And, as more and more contractors start to come onto site and require access to the site’s tower cranes, Daniels says that the new technology will make it easier for his team to manage crane usage and let contractors book the cranes they need.

“We have multiple contractors on site with the requirement to use the tower cranes. Before the platform was developed by BYLOR and adopted by the project, we would really be going off word of mouth or paper records,” he says.

And that’s not the only tech package in use on the Hinckley Point cranes. Daniels also proudly points to the anti-collision software developed by French firm ACMS which is in use on the site and a package called Crane Booker, developed by DataScope Systems.

“If several contractors have the requirement to use the same tower crane at the same time we have the capacity to plan, manage and coordinate lifting activities effectively with Crane Booker and the Grafana dashboard. The project management teams act as the gate keeper and penultimate approver deciding which lift to undertake first to best meet the project’s schedule. Having activities managed digitally allows a more collaborative and transparent approach. Each contractor has the facilities to request the use of the tower cranes on site with BYLOR operating and maintaining the cranes.  It means they can select the right crane and all be on the same page.”
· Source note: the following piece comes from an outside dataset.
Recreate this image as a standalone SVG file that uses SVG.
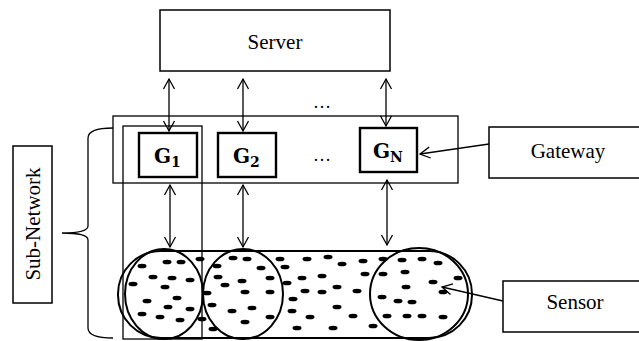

Hinkley Point C’s biggest challenge
Hinkley Point C’s Yet, perhaps the biggest challenge faced by the teams at Hinkley Point C since work began five years ago has not been the huge lifting weights or complicated technology but rather the problems presented by the Covid pandemic.

Although construction work never stopped, Daniels says that the team had to make provisions to stop work completely if lockdown regulations were strengthened, leaving just a maintenance team on site.

As it was, the team managed to reduce the number of people on site by ensuring that around 70% of office staff worked from home. These included people who would ordinarily have been on site such as engineers reviewing lift plans.

Covid tests are mandatory for anyone coming to site and strict covid safety protocols have been introduced for those on site.

A total of 787 apprentices have been trained so far at Hinkly Point C - photo courtesy of EDF

“These have been difficult complex times,” says Daniels. “We had to consider minimum staffing levels to undertake the lifting activities safely and effectively. Each lift requires key individuals to be present on site as detailed within the contractors’ pre-approved lift plans that have been developed to meet the project lifting standards.”

“These include crane operator, supervisor, slinger signaller, AP [appointed person] and crane co-ordinator if and when required. We also reviewed and implemented working remotely for the individuals that could undertake working duties at home effectively, minimising the demand on the project resources such as bussing and canteen requirements.”

And so, with delays arising from the pandemic pushing up costs to an estimated £23 billion and postponing the planned start of electricity generation from unit one until June 2026, pressure on construction crews at Hinkely Point C is likely to build.

At the start of the year, Hinkley Point C managing director Stuart Crooks told employees that the company’s ambition to lift the first dome on Unit One by the end of 2022 “remains unchanged”, and said the project is experiencing “a health crisis, not a problem with construction”